Authorisation is only granted if, among other things
- Effective procedures and structures for identifying, managing, monitoring and reporting risks to which it is exposed can be ensured,
- the supervisory authority is satisfied that outsourcing arrangements do not result in the financial information service provider becoming a letterbox entity and are not used as a means of circumventing the provisions of this Regulation,
- and the exercise of supervisory rights is possible without restriction
Passporting
Art. 28 FIDA provides for a so-called passporting regime for financial information service providers and financial institutions.
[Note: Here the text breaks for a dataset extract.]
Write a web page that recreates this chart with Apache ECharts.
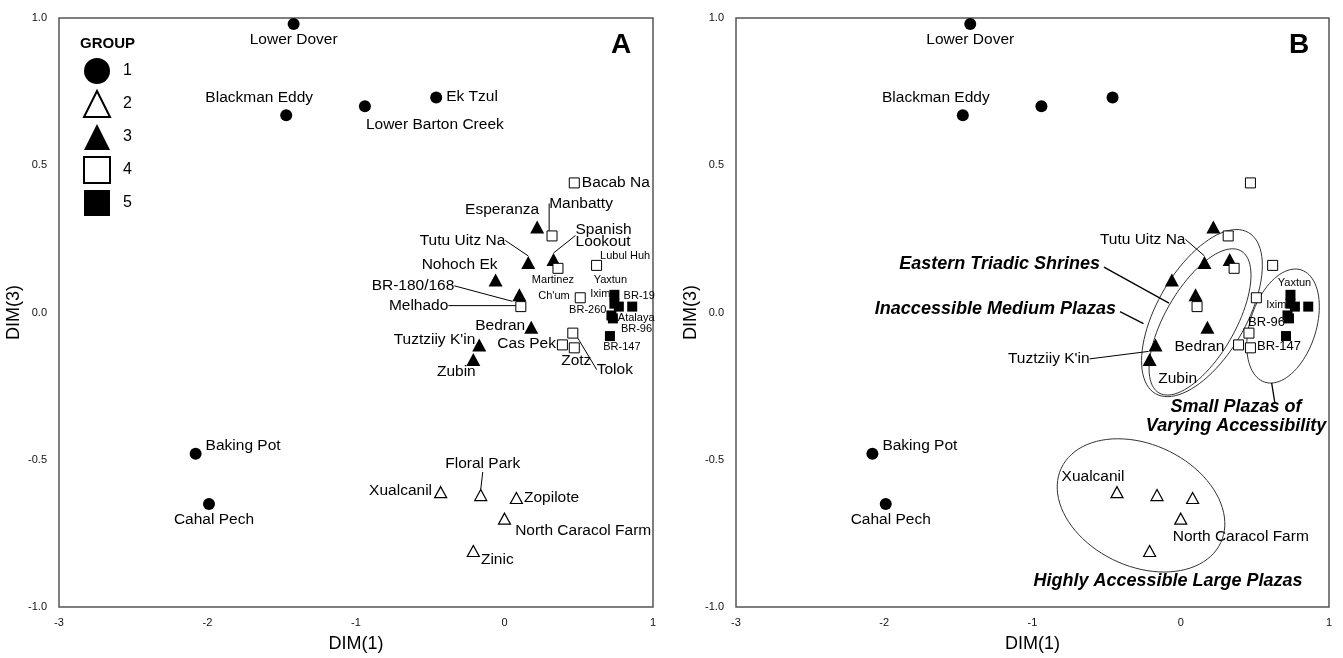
<!DOCTYPE html>
<html>
<head>
<meta charset="utf-8">
<script src="https://cdn.jsdelivr.net/npm/echarts@6/dist/echarts.min.js"></script>
<style>
  html, body { margin: 0; padding: 0; background: #fff; }
  #chart { width: 1343px; height: 658px; }
</style>
</head>
<body>
<div id="chart"></div>
<script>
// site coordinates: DIM(1) / DIM(3) and group membership
var siteNames = ['Lower Dover', 'Blackman Eddy', 'Lower Barton Creek', 'Ek Tzul', 'Baking Pot', 'Cahal Pech',
  'Xualcanil', 'Floral Park', 'Zopilote', 'North Caracol Farm', 'Zinic',
  'Esperanza', 'Tutu Uitz Na', 'Spanish Lookout', 'Nohoch Ek', 'BR-180/168', 'Bedran', "Tuztziiy K'in", 'Zubin',
  'Bacab Na', 'Manbatty', 'Martinez', 'Lubul Huh', 'Melhado', "Ch'um", 'Tolok', 'Cas Pek', 'Zotz',
  'Yaxtun', 'Ixim', 'BR-19', 'Atalaya', 'BR-260', 'BR-96', 'BR-147'];
var dim1 = [-1.42, -1.47, -0.94, -0.46, -2.08, -1.99,
  -0.43, -0.16, 0.08, 0.00, -0.21,
  0.22, 0.16, 0.33, -0.06, 0.10, 0.18, -0.17, -0.21,
  0.47, 0.32, 0.36, 0.62, 0.11, 0.51, 0.46, 0.39, 0.47,
  0.74, 0.74, 0.86, 0.77, 0.72, 0.73, 0.71];
var dim3 = [0.98, 0.67, 0.70, 0.73, -0.48, -0.65,
  -0.61, -0.62, -0.63, -0.70, -0.81,
  0.29, 0.17, 0.18, 0.11, 0.06, -0.05, -0.11, -0.16,
  0.44, 0.26, 0.15, 0.16, 0.02, 0.05, -0.07, -0.11, -0.12,
  0.06, 0.03, 0.02, 0.02, -0.01, -0.02, -0.08];
var groups = [1, 1, 1, 1, 1, 1,
  2, 2, 2, 2, 2,
  3, 3, 3, 3, 3, 3, 3, 3,
  4, 4, 4, 4, 4, 4, 4, 4, 4,
  5, 5, 5, 5, 5, 5, 5];
var groupNames = ['1', '2', '3', '4', '5'];
var xTicks = [-3, -2, -1, 0, 1];
var yTicks = [-1.0, -0.5, 0.0, 0.5, 1.0];

// panel B annotations (anchors in data units)
var ellipseCenters = [[0.143, -0.002], [0.130, -0.032], [0.690, -0.046], [-0.268, -0.655]];
var annoTexts = ['Eastern Triadic Shrines', 'Inaccessible Medium Plazas', 'Small Plazas of\nVarying Accessibility', 'Highly Accessible Large Plazas'];
var annoAnchors = [[-0.545, 0.164], [-0.437, 0.012], [0.373, -0.352], [-0.086, -0.912]];
var annoLines = [[-0.518, 0.154, -0.079, 0.032], [-0.410, 0.003, -0.251, -0.038], [0.613, -0.239, 0.636, -0.310]];

// styles
var FONT = "'Liberation Sans', Arial, sans-serif";
var ellipseShapes = [
  { rx: 93, ry: 44.5, rot: -60 },
  { rx: 82, ry: 35, rot: -60 },
  { rx: 59, ry: 33, rot: -72 },
  { rx: 88, ry: 61, rot: 25 }
];
var annoAlign = ['right', 'right', 'center', 'center'];
var groupStyle = [
  { symbol: 'circle', size: 12, item: { color: '#000', opacity: 1 } },
  { symbol: 'triangle', size: [12, 11], item: { color: '#fff', borderColor: '#000', borderWidth: 1.2, opacity: 1 } },
  { symbol: 'triangle', size: [14, 13], item: { color: '#000', opacity: 1 } },
  { symbol: 'rect', size: 10, item: { color: '#fff', borderColor: '#000', borderWidth: 1, opacity: 1 } },
  { symbol: 'rect', size: 10, item: { color: '#000', opacity: 1 } }
];

// label placement per panel: p position, o offset, ld leader displacement, s small font, f font size
var labelsA = {
  'Lower Dover': { p: 'bottom', o: [0, -3] },
  'Blackman Eddy': { p: 'top', o: [-27, 2] },
  'Lower Barton Creek': { p: 'right', o: [-10, 18] },
  'Ek Tzul': { p: 'right', o: [-1, -1] },
  'Baking Pot': { p: 'right', o: [-1, -8] },
  'Cahal Pech': { p: 'bottom', o: [5, -3] },
  'Xualcanil': { p: 'left', o: [3, -1] },
  'Floral Park': { p: 'top', o: [2, 0], ld: [0, -12] },
  'Zopilote': { p: 'right', o: [-4, 0] },
  'North Caracol Farm': { p: 'right', o: [-1, 12] },
  'Zinic': { p: 'right', o: [-4, 9] },
  'Bacab Na': { p: 'right', o: [-3, 0] },
  'Esperanza': { p: 'top', o: [-35, 2] },
  'Manbatty': { p: 'top', ld: [29, -14] },
  'Spanish Lookout': { p: 'right', ld: [10, -24], t: 'Spanish\nLookout' },
  'Tutu Uitz Na': { p: 'left', ld: [-11, -22] },
  'Martinez': { p: 'bottom', o: [-5, -4], s: true },
  'Lubul Huh': { p: 'right', o: [-7, -9], s: true },
  'Nohoch Ek': { p: 'top', o: [-36, 4] },
  'BR-180/168': { p: 'left', ld: [-53, -9] },
  'Melhado': { p: 'left', ld: [-62, -1] },
  "Ch'um": { p: 'left', o: [0, -2], s: true },
  'Yaxtun': { p: 'top', o: [-4, 1], s: true },
  'Ixim': { p: 'left', o: [6, -10], s: true },
  'BR-19': { p: 'top', o: [7, 5], s: true },
  'Atalaya': { p: 'right', o: [-11, 11], s: true },
  'BR-260': { p: 'left', o: [5, -5], s: true },
  'BR-96': { p: 'right', o: [-2, 11], s: true },
  'BR-147': { p: 'bottom', o: [12, -5], s: true },
  'Bedran': { p: 'left', o: [6, -2] },
  "Tuztziiy K'in": { p: 'left', o: [8, -5] },
  'Zubin': { p: 'bottom', o: [-17, -7] },
  'Cas Pek': { p: 'left', o: [4, -1] },
  'Zotz': { p: 'bottom', o: [2, -6] },
  'Tolok': { p: 'bottom', ld: [42, 18] }
};
var labelsB = {
  'Lower Dover': { p: 'bottom', o: [0, -3] },
  'Blackman Eddy': { p: 'top', o: [-27, 2] },
  'Baking Pot': { p: 'right', o: [-1, -8] },
  'Cahal Pech': { p: 'bottom', o: [5, -3] },
  'Tutu Uitz Na': { p: 'left', ld: [-7, -23] },
  'Bedran': { p: 'bottom', o: [-8, 0] },
  'Zubin': { p: 'bottom', o: [28, 0] },
  "Tuztziiy K'in": { p: 'left', ld: [-54, 14] },
  'Yaxtun': { p: 'top', o: [4, 4], s: true },
  'Ixim': { p: 'left', o: [6, 1], s: true },
  'BR-96': { p: 'left', o: [6, 4], f: 13 },
  'BR-147': { p: 'bottom', o: [-7, -6], f: 13 },
  'Xualcanil': { p: 'top', o: [-24, 4] },
  'North Caracol Farm': { p: 'bottom', o: [60, -1] }
};

function makeSeries(gridIndex, spec) {
  var out = [];
  groupStyle.forEach(function (st, g) {
    var items = [];
    siteNames.forEach(function (name, i) {
      if (groups[i] !== g + 1) return;
      var s = spec[name];
      items.push({
        name: name,
        value: [dim1[i], dim3[i]],
        label: s ? {
          show: true,
          position: s.p,
          fontSize: s.f || (s.s ? 11 : 15.5),
          formatter: s.t || name,
          lineHeight: s.t ? 12 : undefined
        } : { show: false },
        labelLine: { show: !!(s && s.ld) }
      });
    });
    out.push({
      type: 'scatter',
      name: groupNames[g],
      xAxisIndex: gridIndex,
      yAxisIndex: gridIndex,
      symbol: st.symbol,
      symbolSize: st.size,
      itemStyle: st.item,
      data: items,
      silent: true,
      label: { color: '#000', fontFamily: FONT, distance: 5 },
      labelLine: { lineStyle: { color: '#000', width: 1 } },
      labelLayout: function (p) {
        var s = spec[items[p.dataIndex].name];
        if (!s) return {};
        var o = s.o || [0, 0], ld = s.ld || [0, 0];
        return { dx: o[0] + ld[0], dy: o[1] + ld[1] };
      }
    });
  });
  return out;
}

var chart = echarts.init(document.getElementById('chart'));

function axisPair(i) {
  return {
    x: {
      type: 'value', gridIndex: i, min: -3, max: 1, interval: 1,
      name: 'DIM(1)', nameLocation: 'middle', nameGap: 28,
      nameTextStyle: { fontSize: 18, color: '#000', fontFamily: FONT },
      axisLine: { show: false }, axisTick: { show: false }, splitLine: { show: false },
      axisLabel: { fontSize: 11, color: '#111', margin: 10, fontFamily: FONT,
        formatter: function (v) { return xTicks.indexOf(v) >= 0 ? String(v) : ''; } }
    },
    y: {
      type: 'value', gridIndex: i, min: -1, max: 1, interval: 0.5,
      name: 'DIM(3)', nameLocation: 'middle', nameGap: 36,
      nameTextStyle: { fontSize: 18, color: '#000', fontFamily: FONT },
      axisLine: { show: false }, axisTick: { show: false }, splitLine: { show: false },
      axisLabel: { fontSize: 11, color: '#111', margin: 12, fontFamily: FONT,
        formatter: function (v) { return yTicks.indexOf(v) >= 0 ? v.toFixed(1) : ''; } }
    }
  };
}
var axA = axisPair(0), axB = axisPair(1);

var series = makeSeries(0, labelsA).concat(makeSeries(1, labelsB));

series.push({
  type: 'custom', xAxisIndex: 1, yAxisIndex: 1, silent: true, clip: false, z: 1,
  data: ellipseCenters,
  renderItem: function (params, api) {
    var c = api.coord([api.value(0), api.value(1)]);
    var e = ellipseShapes[params.dataIndex];
    var phi = e.rot * Math.PI / 180;
    var pts = [];
    for (var k = 0; k < 90; k++) {
      var t = k / 90 * 2 * Math.PI;
      pts.push([
        c[0] + e.rx * Math.cos(t) * Math.cos(phi) - e.ry * Math.sin(t) * Math.sin(phi),
        c[1] + e.rx * Math.cos(t) * Math.sin(phi) + e.ry * Math.sin(t) * Math.cos(phi)
      ]);
    }
    return { type: 'polygon', shape: { points: pts }, style: { fill: 'none', stroke: '#333', lineWidth: 1 } };
  }
});
series.push({
  type: 'custom', xAxisIndex: 1, yAxisIndex: 1, silent: true, clip: false,
  data: annoLines,
  renderItem: function (params, api) {
    var a = api.coord([api.value(0), api.value(1)]);
    var b = api.coord([api.value(2), api.value(3)]);
    return { type: 'line', shape: { x1: a[0], y1: a[1], x2: b[0], y2: b[1] }, style: { stroke: '#000', lineWidth: 1.3 } };
  }
});
series.push({
  type: 'custom', xAxisIndex: 1, yAxisIndex: 1, silent: true, clip: false,
  data: annoAnchors,
  renderItem: function (params, api) {
    var a = api.coord([api.value(0), api.value(1)]);
    return {
      type: 'text', x: a[0], y: a[1],
      style: {
        text: annoTexts[params.dataIndex], fill: '#000',
        fontSize: 18, fontWeight: 'bold', fontStyle: 'italic', fontFamily: FONT,
        align: annoAlign[params.dataIndex], verticalAlign: 'middle', lineHeight: 19
      }
    };
  }
});

chart.setOption({
  animation: false,
  backgroundColor: '#fff',
  title: [
    { text: 'GROUP', left: 75, top: 31, textStyle: { fontSize: 15, fontWeight: 'bold', color: '#000', fontFamily: FONT } },
    { text: 'A', left: 606, top: 26, textStyle: { fontSize: 28, fontWeight: 'bold', color: '#000', fontFamily: FONT } },
    { text: 'B', left: 1284, top: 26, textStyle: { fontSize: 28, fontWeight: 'bold', color: '#000', fontFamily: FONT } }
  ],
  legend: {
    data: groupNames,
    orient: 'vertical', left: 78, top: 53,
    itemWidth: 26, itemHeight: 26, itemGap: 6,
    selectedMode: false,
    textStyle: { fontSize: 16, color: '#000', fontFamily: FONT, padding: [0, 0, 0, 8] }
  },
  grid: [
    { left: 59, top: 18, width: 594, bottom: 49, show: true, borderColor: '#555', borderWidth: 1.5 },
    { left: 736, top: 18, width: 593, bottom: 49, show: true, borderColor: '#555', borderWidth: 1.5 }
  ],
  xAxis: [axA.x, axB.x],
  yAxis: [axA.y, axB.y],
  series: series
});
</script>
</body>
</html>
Under the freedom to provide services or freedom of establishment (“branch”), financial service providers and financial institutions can obtain access to customer data in the EU that is held by data holders established in the EU. Financial information service providers are therefore entitled to access data from data holders throughout the EU (Art. 28 (1) FiDA).
What will happen next?
The current version of the FiDA is a draft by the EU Commission, which still has to go through the legislative process. The final version therefore remains to be seen. It will then apply in the member states 24 months after it comes into force. It is not yet possible to predict when the FiDA will come into force. One thing is already certain: The FiDA regulation will probably not come into force this year…
Conclusion
From open banking to open finance: this brings the EU legislator much closer to its goal of promoting data-based financial products and services. The FiDA proposal will therefore open up the flow of financial data and promote innovation and competition in order to be able to offer users of financial services customised products. However, this will only succeed if appropriate financial data sharing schemes are set up (in good time) (keyword: fallback mechanism). The FiDA draft poses organisational challenges for all companies involved, which will entail considerable set-up and compliance costs in relation to data standardisation, among other things. Financial institutions should therefore take the FiDA draft as an opportunity to consider the establishment of schemes at an early stage.